However, other evidence which is also undisputed is as follows: Appellant testified that he looked, but did not see or believe that his view was obstructed, when he started to pass and that when he observed that his view was obstructed, even before the approaching car came into view, he applied his brakes for the purpose of getting back into his line of traffic. This testimony is supported by that of Mr. Wade, who was driving the car which appellant was attempting to pass. Wade testified that he did not at the time know that the hill obstructed the view ahead at the place where appellant was attempting to pass, and that he had travelled over the road several hundred times. He further testified he did not see the car approaching from the other side of the hill until after appellant had applied his brakes.
Further, the evidence is undisputed that a person approaching the hill from the south at a distance of more than a quarter of a mile, as appellant was, could see the highway extending beyond the hill and that if there were a car in the hollow approaching from the north it would ordinarily reach the crest of the hill and be in view long before a car approaching from the south reached the crest of the hill. This fact would cause persons who saw no car approaching to believe that none were approaching and that the hollow was not sufficiently deep to obscure a car if one were approaching beyond the crest of the hill. Upon this issue a witness who lived nearest the point of collision described the hill as “a fooler.” There was no sign or yellow line warning persons of the obstructed view ahead.
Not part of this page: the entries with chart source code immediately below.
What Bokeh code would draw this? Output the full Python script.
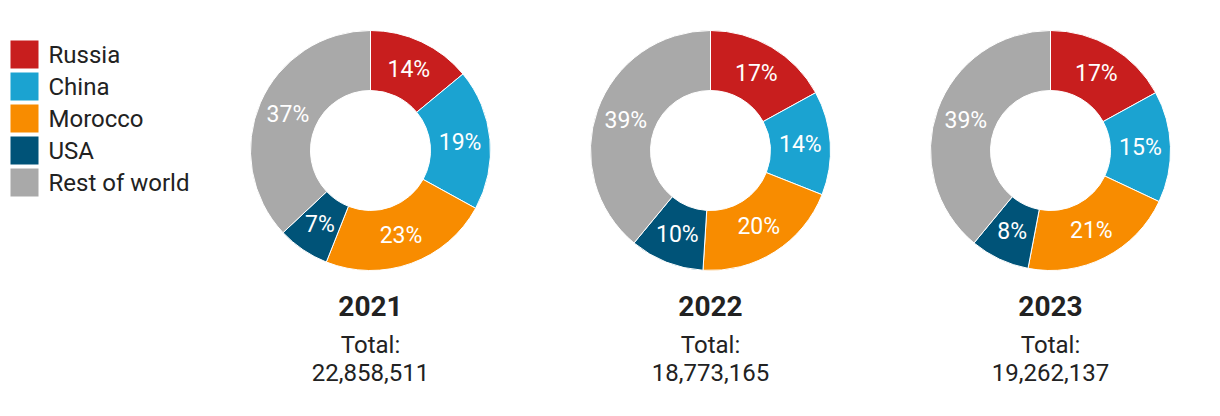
import math
from bokeh.plotting import figure
from bokeh.models import Range1d, ColumnDataSource
from bokeh.core.properties import value
from bokeh.embed import file_html
from bokeh.resources import INLINE

categories = ["Russia", "China", "Morocco", "USA", "Rest of world"]
colors = ["#C81E1E", "#1BA3D1", "#F88C00", "#005378", "#A9A9A9"]
years = ["2021", "2022", "2023"]
totals = ["22,858,511", "18,773,165", "19,262,137"]
share_2021 = [14, 19, 23, 7, 37]
share_2022 = [17, 14, 20, 10, 39]
share_2023 = [17, 15, 21, 8, 39]
shares = [share_2021, share_2022, share_2023]

W, H = 1204, 400
FONT = "Roboto"

p = figure(width=W, height=H, output_backend="svg", toolbar_location=None,
           x_range=Range1d(0, W), y_range=Range1d(0, H),
           min_border=0, outline_line_color=None)
p.axis.visible = False
p.grid.visible = False
p.background_fill_color = "white"
p.border_fill_color = "white"

def sy(py):
    return H - py

def sx(px):
    return px

centers_px = [370, 710, 1050]
cy_px = 150
R_OUT, R_IN, R_LAB = 120, 60, 90

for i, yr in enumerate(years):
    vals = shares[i]
    tot = sum(vals)
    cx, cy = sx(centers_px[i]), sy(cy_px)
    starts, ends, lx, ly, labs = [], [], [], [], []
    cum = 0
    for v in vals:
        a0 = math.pi / 2 - 2 * math.pi * cum / tot
        cum += v
        a1 = math.pi / 2 - 2 * math.pi * cum / tot
        starts.append(a0)
        ends.append(a1)
        am = (a0 + a1) / 2
        lx.append(cx + R_LAB * math.cos(am))
        ly.append(cy + R_LAB * math.sin(am))
        labs.append(f"{v}%")
    src = ColumnDataSource(dict(x=[cx] * len(vals), y=[cy] * len(vals),
                                start=starts, end=ends, color=colors))
    p.annular_wedge(x="x", y="y", inner_radius=R_IN, outer_radius=R_OUT,
                    start_angle="start", end_angle="end", direction="clock",
                    fill_color="color", line_color="white", line_width=1, source=src)
    p.text(x=lx, y=ly, text=labs, text_color="white", text_font=value(FONT),
           text_font_size="23px", text_align="center", text_baseline="middle")
    p.text(x=[cx], y=[sy(305)], text=[yr], text_color="#222222", text_font=value(FONT),
           text_font_size="28px", text_font_style="bold", text_align="center",
           text_baseline="middle")
    p.text(x=[cx, cx], y=[sy(344), sy(372)], text=["Total:", totals[i]],
           text_color="#222222", text_font=value(FONT), text_font_size="24px",
           text_align="center", text_baseline="middle")

# legend
for j, (c, name) in enumerate(zip(colors, categories)):
    top = 40 + 32 * j
    p.rect(x=[sx(10) + 14], y=[sy(top + 14)], width=28, height=28,
           fill_color=c, line_color=None)
    p.text(x=[sx(48)], y=[sy(top + 14)], text=[name], text_color="#222222",
           text_font=value(FONT), text_font_size="24px", text_align="left",
           text_baseline="middle")

open("out.html", "w").write(file_html(p, INLINE))
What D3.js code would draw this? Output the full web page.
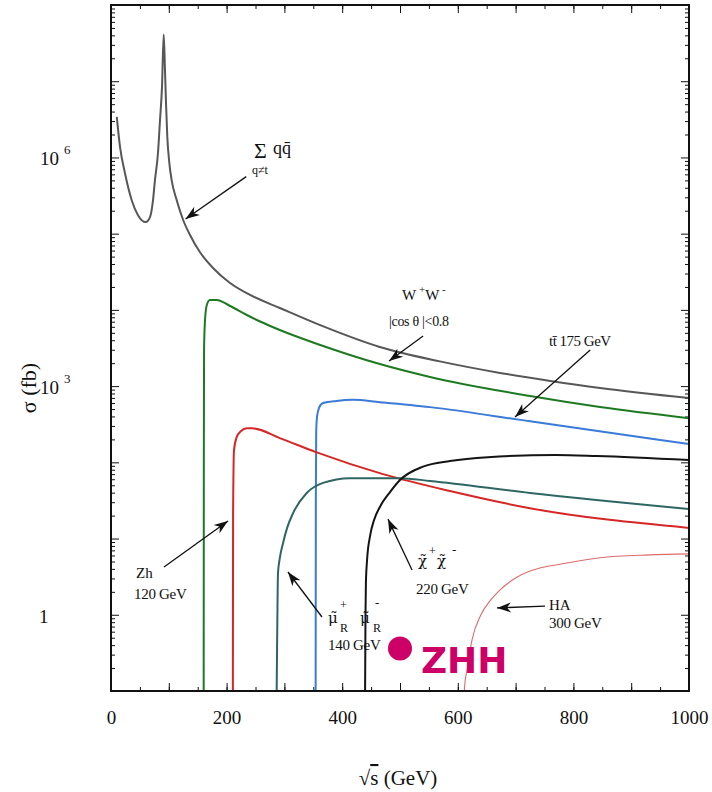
<!DOCTYPE html>
<html>
<head>
<meta charset="utf-8">
<script src="https://cdn.jsdelivr.net/npm/d3@7"></script>
<style>
    body { margin: 0; background: #fff; }
    svg text { font-family: 'Liberation Serif', 'Times New Roman', serif; fill: #111; }
</style>
</head>
<body>
<div id="box-div"></div>
<script>
// cross sections, [sqrt(s) GeV, sigma fb]
const qqbar = [
    [10, 3.4e6], [15.6, 1.38e6], [24.2, 6.2e5], [35.8, 2.75e5], [46.7, 1.75e5], [60, 1.42e5],
    [67.5, 1.65e5], [72.7, 2.75e5], [76, 5.0e5], [81.3, 1.15e6], [84.8, 3.1e6], [88.2, 8.3e6],
    [91.2, 4.1e7], [93.4, 1.4e7], [95.2, 5.1e6], [97.4, 1.86e6], [100.9, 8.5e5], [105, 5.0e5],
    [113.7, 2.75e5], [125, 1.5e5], [136.7, 9.6e4], [154, 5.7e4], [176.5, 3.55e4], [206, 2.25e4],
    [240.5, 1.57e4], [292, 1.06e4], [362, 6.3e3], [465, 3.26e3], [569, 2.11e3], [673, 1.49e3],
    [760, 1.17e3], [846, 945], [1000, 697]
]
const wwPair = [
    [160.3, 0.05], [160.6, 100], [161, 3000], [162.5, 7000], [165.6, 1.15e4], [171, 1.35e4],
    [183, 1.35e4], [206, 1.125e4], [235, 8570], [258, 7040], [292, 5440], [362, 3460],
    [413.5, 2560], [465, 1950], [552, 1320], [725, 741], [846, 532], [1000, 380]
]
const ttbar = [
    [354, 0.05], [354.4, 30], [355, 250], [356.5, 400], [360, 520], [367, 600], [390, 640],
    [419, 660], [465, 615], [552, 530], [725, 345], [1000, 174]
]
const zhiggs = [
    [210.8, 0.05], [211.2, 20], [212.8, 145], [217.5, 214], [225, 257], [235, 279], [244, 280],
    [292, 208], [354.7, 136], [470.6, 70], [586.5, 42], [725, 25], [1000, 13.8]
]
const smuon = [
    [286.5, 0.08], [287.5, 0.5], [288.9, 3.5], [292, 5.5], [297.6, 8.7], [305, 14], [315, 21.6],
    [338.6, 39.6], [366.8, 53.7], [413.5, 62], [500, 62], [552, 57], [725, 39.6], [1000, 24.4]
]
const chargino = [
    [439.4, 0.05], [440.3, 1], [441, 2.6], [443, 5.2], [448, 10.6], [455, 17.4], [465.4, 26.2],
    [482.7, 40.7], [500, 58.6], [539.8, 87.7], [586.5, 104], [652, 117], [770, 125], [841, 121],
    [1000, 107]
]
const heavyHA = [
    [609.5, 0.06], [612, 0.12], [616, 0.19], [624.6, 0.47], [640, 1.0], [655.7, 1.52], [669.6, 2.0],
    [702, 3.1], [742, 4.1], [770, 4.5], [846, 5.6], [932.5, 6.1], [1000, 6.3]
]
const zhhPoint = [[500, 0.36]]

// tick values
const xTicksMinor = d3.range(0, 1001, 50)
const xTicksMajor = d3.range(0, 1001, 100)
const xTickLabels = [0, 200, 400, 600, 800, 1000]
const yDecades = d3.range(-1, 9).map(e => Math.pow(10, e))
const yTickLabels = [1, 1e3, 1e6]

// arrows, from -> to in data units
const arrows = [
    { from: [234, 5.6e5], to: [129, 1.56e5] },
    { from: [540, 4540], to: [481, 2130] },
    { from: [829, 2980], to: [699, 394] },
    { from: [91.7, 4.24], to: [202.4, 17.0] },
    { from: [365, 0.935], to: [306.2, 3.64] },
    { from: [520.8, 3.86], to: [479.2, 18.0] },
    { from: [750.9, 1.30], to: [667.8, 1.23] }
]

let dms = {
    width: 712,
    height: 792,
    margin: { top: 5, right: 23, bottom: 101, left: 111 }
}
dms.chartWidth = dms.width - dms.margin.left - dms.margin.right
dms.chartHeight = dms.height - dms.margin.top - dms.margin.bottom

const box = d3.select('#box-div').append('svg')
    .attr('width', dms.width)
    .attr('height', dms.height)
    .style('background', '#fff')

const defs = box.append('defs')
defs.append('clipPath').attr('id', 'plot-clip')
    .append('rect')
    .attr('width', dms.chartWidth)
    .attr('height', dms.chartHeight)
defs.append('marker')
    .attr('id', 'arrow-head')
    .attr('markerUnits', 'userSpaceOnUse')
    .attr('viewBox', '-15 -6 16 12')
    .attr('refX', 0).attr('refY', 0)
    .attr('markerWidth', 16).attr('markerHeight', 12)
    .attr('orient', 'auto')
    .append('path')
    .attr('d', 'M0,0 L-14,-5 L-10,0 L-14,5 Z')
    .attr('fill', '#111')

const content = box.append('g')
    .attr('transform', `translate(${dms.margin.left}, ${dms.margin.top})`)

const xScale = d3.scaleLinear().domain([0, 1000]).range([0, dms.chartWidth])
const yScale = d3.scaleLog().domain([0.1, 1e8]).range([dms.chartHeight, 0])

// ticks (inside)
const yMinor = []
yDecades.forEach(d => { for (let k = 2; k <= 9; k++) if (d * k < 1e8) yMinor.push(d * k) })

const styleAxis = g => {
    g.select('.domain').remove()
    g.selectAll('.tick line').attr('stroke', '#111').attr('stroke-width', 1)
}
content.append('g').attr('transform', `translate(0, ${dms.chartHeight})`)
    .call(d3.axisBottom(xScale).tickValues(xTicksMinor).tickSize(-4).tickFormat(''))
    .call(styleAxis)
content.append('g').attr('class', 'axis-x').attr('transform', `translate(0, ${dms.chartHeight})`)
    .call(d3.axisBottom(xScale).tickValues(xTicksMajor).tickSize(-8).tickPadding(20)
        .tickFormat(d => xTickLabels.includes(d) ? d : ''))
    .call(styleAxis)
content.append('g')
    .call(d3.axisTop(xScale).tickValues(xTicksMinor).tickSize(-4).tickFormat(''))
    .call(styleAxis)
content.append('g')
    .call(d3.axisTop(xScale).tickValues(xTicksMajor).tickSize(-8).tickFormat(''))
    .call(styleAxis)
d3.selectAll('.axis-x text')
    .attr('font-family', "'Liberation Serif', serif")
    .attr('font-size', 19)
    .attr('fill', '#111')

content.append('g')
    .call(d3.axisLeft(yScale).tickValues(yMinor).tickSize(-4).tickFormat(''))
    .call(styleAxis)
content.append('g')
    .call(d3.axisLeft(yScale).tickValues(yDecades).tickSize(-8).tickFormat(''))
    .call(styleAxis)
content.append('g').attr('transform', `translate(${dms.chartWidth}, 0)`)
    .call(d3.axisRight(yScale).tickValues(yMinor).tickSize(-4).tickFormat(''))
    .call(styleAxis)
content.append('g').attr('transform', `translate(${dms.chartWidth}, 0)`)
    .call(d3.axisRight(yScale).tickValues(yDecades).tickSize(-8).tickFormat(''))
    .call(styleAxis)

// y labels 1, 10^3, 10^6
yTickLabels.forEach(v => {
    const t = content.append('text')
        .attr('x', v === 1 ? -72 : -71)
        .attr('y', yScale(v) + 8)
        .attr('font-size', 19)
    if (v === 1) {
        t.text('1')
    } else {
        t.text('10')
        t.append('tspan').attr('dx', 5).attr('dy', -11).attr('font-size', 13)
            .text(Math.round(Math.log10(v)))
    }
})

// curves
const series = [
    { data: qqbar, color: '#575757', width: 2 },
    { data: wwPair, color: '#1d7a22', width: 2 },
    { data: ttbar, color: '#3a7ad8', width: 2 },
    { data: zhiggs, color: '#d62626', width: 2 },
    { data: smuon, color: '#2e6663', width: 2 },
    { data: chargino, color: '#141414', width: 2 },
    { data: heavyHA, color: '#e06a6a', width: 1.1 }
]
const line = d3.line()
    .x(d => xScale(d[0]))
    .y(d => yScale(d[1]))
    .curve(d3.curveMonotoneX)

const plot = content.append('g').attr('clip-path', 'url(#plot-clip)')
plot.selectAll('.curve')
    .data(series)
    .enter()
    .append('path')
    .attr('class', 'curve')
    .attr('d', d => line(d.data))
    .attr('fill', 'none')
    .attr('stroke', d => d.color)
    .attr('stroke-width', d => d.width)
    .attr('stroke-linejoin', 'round')

// ZHH marker
plot.selectAll('.zhh')
    .data(zhhPoint)
    .enter()
    .append('circle')
    .attr('class', 'zhh')
    .attr('cx', d => xScale(d[0]))
    .attr('cy', d => yScale(d[1]))
    .attr('r', 12)
    .attr('fill', '#cc0066')

// frame
content.append('rect')
    .attr('width', dms.chartWidth)
    .attr('height', dms.chartHeight)
    .attr('fill', 'none')
    .attr('stroke', '#111')
    .attr('stroke-width', 2)

// arrows
content.selectAll('.arrow')
    .data(arrows)
    .enter()
    .append('line')
    .attr('class', 'arrow')
    .attr('x1', d => xScale(d.from[0]))
    .attr('y1', d => yScale(d.from[1]))
    .attr('x2', d => xScale(d.to[0]))
    .attr('y2', d => yScale(d.to[1]))
    .attr('stroke', '#111')
    .attr('stroke-width', 1.3)
    .attr('marker-end', 'url(#arrow-head)')

// annotations (page coordinates)
const notes = box.append('g')
const addText = (x, y, size, txt) => notes.append('text').attr('x', x).attr('y', y)
    .attr('font-size', size).text(txt)
// greek letter with a tilde, DejaVu places the combining mark properly
const addTilde = (x, y, txt) => addText(x, y, 15, txt + '\u0303')
    .style('font-family', "'DejaVu Serif', serif")

addText(254, 158, 22, 'Σ')
addText(273, 154, 18, 'qq\u0304')
addText(252, 174, 12, 'q≠t')

const ww = addText(402, 300, 15, 'W')
ww.append('tspan').attr('dy', -7).attr('font-size', 11).text(' +')
ww.append('tspan').attr('dy', 7).text('W')
ww.append('tspan').attr('dy', -7).attr('font-size', 11).text(' -')
addText(389, 326, 14, '|cos  θ |<0.8').attr('letter-spacing', -0.3)

addText(549, 346, 15, 'tt\u0304  175 GeV').attr('letter-spacing', -0.5)

addText(136, 578, 15, 'Zh')
addText(134, 599, 15, '120 GeV').attr('letter-spacing', -0.3)

// smuon label: mu~ +R  mu~ -R
addTilde(328, 623, 'μ')
addText(340, 609, 12, '+')
addText(340, 632, 12, 'R')
addTilde(360, 623, 'μ')
addText(375, 607, 13, '-')
addText(373, 632, 12, 'R')
addText(328, 650, 15, '140 GeV').attr('letter-spacing', -0.3)

// chargino label: chi~ + chi~ -
addTilde(418, 566, 'χ')
addText(429, 555, 12, '+')
addTilde(437, 566, 'χ')
addText(452, 554, 13, '-')
addText(416, 594, 15, '220 GeV').attr('letter-spacing', -0.3)

addText(549, 610, 15, 'HA')
addText(549, 628, 15, '300 GeV').attr('letter-spacing', -0.3)

notes.append('text')
    .attr('x', 421).attr('y', 673)
    .attr('font-size', 36)
    .attr('font-weight', 'bold')
    .style('font-family', "'DejaVu Sans', sans-serif")
    .style('fill', '#cc0066')
    .text('ZHH')

// axis titles
const xt = notes.append('text')
    .attr('x', 398).attr('y', 785)
    .attr('text-anchor', 'middle')
    .attr('font-size', 21)
xt.append('tspan').text('√')
xt.append('tspan').style('text-decoration', 'overline').text('s')
xt.append('tspan').text(' (GeV)')

notes.append('text')
    .attr('transform', 'translate(36, 388) rotate(-90)')
    .attr('text-anchor', 'middle')
    .attr('font-size', 22)
    .text('σ (fb)')
</script>
</body>
</html>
*289*288The above evidentiary facts contradict the ultimate *289fact that when appellant attempted to pass he had knowledge or was chargeable with knowledge that his view ahead was obstructed and that nevertheless he attempted to pass, knowing his action would probably result in injury to others.
Conceivably, but without so deciding, it could be argued that appellant was negligent in not using greater care to determine that his view was obstructed before attempting to pass, or that he exercised poor judgment in attempting to extricate himself from the situation in which he found himself after he became aware of his perilous position.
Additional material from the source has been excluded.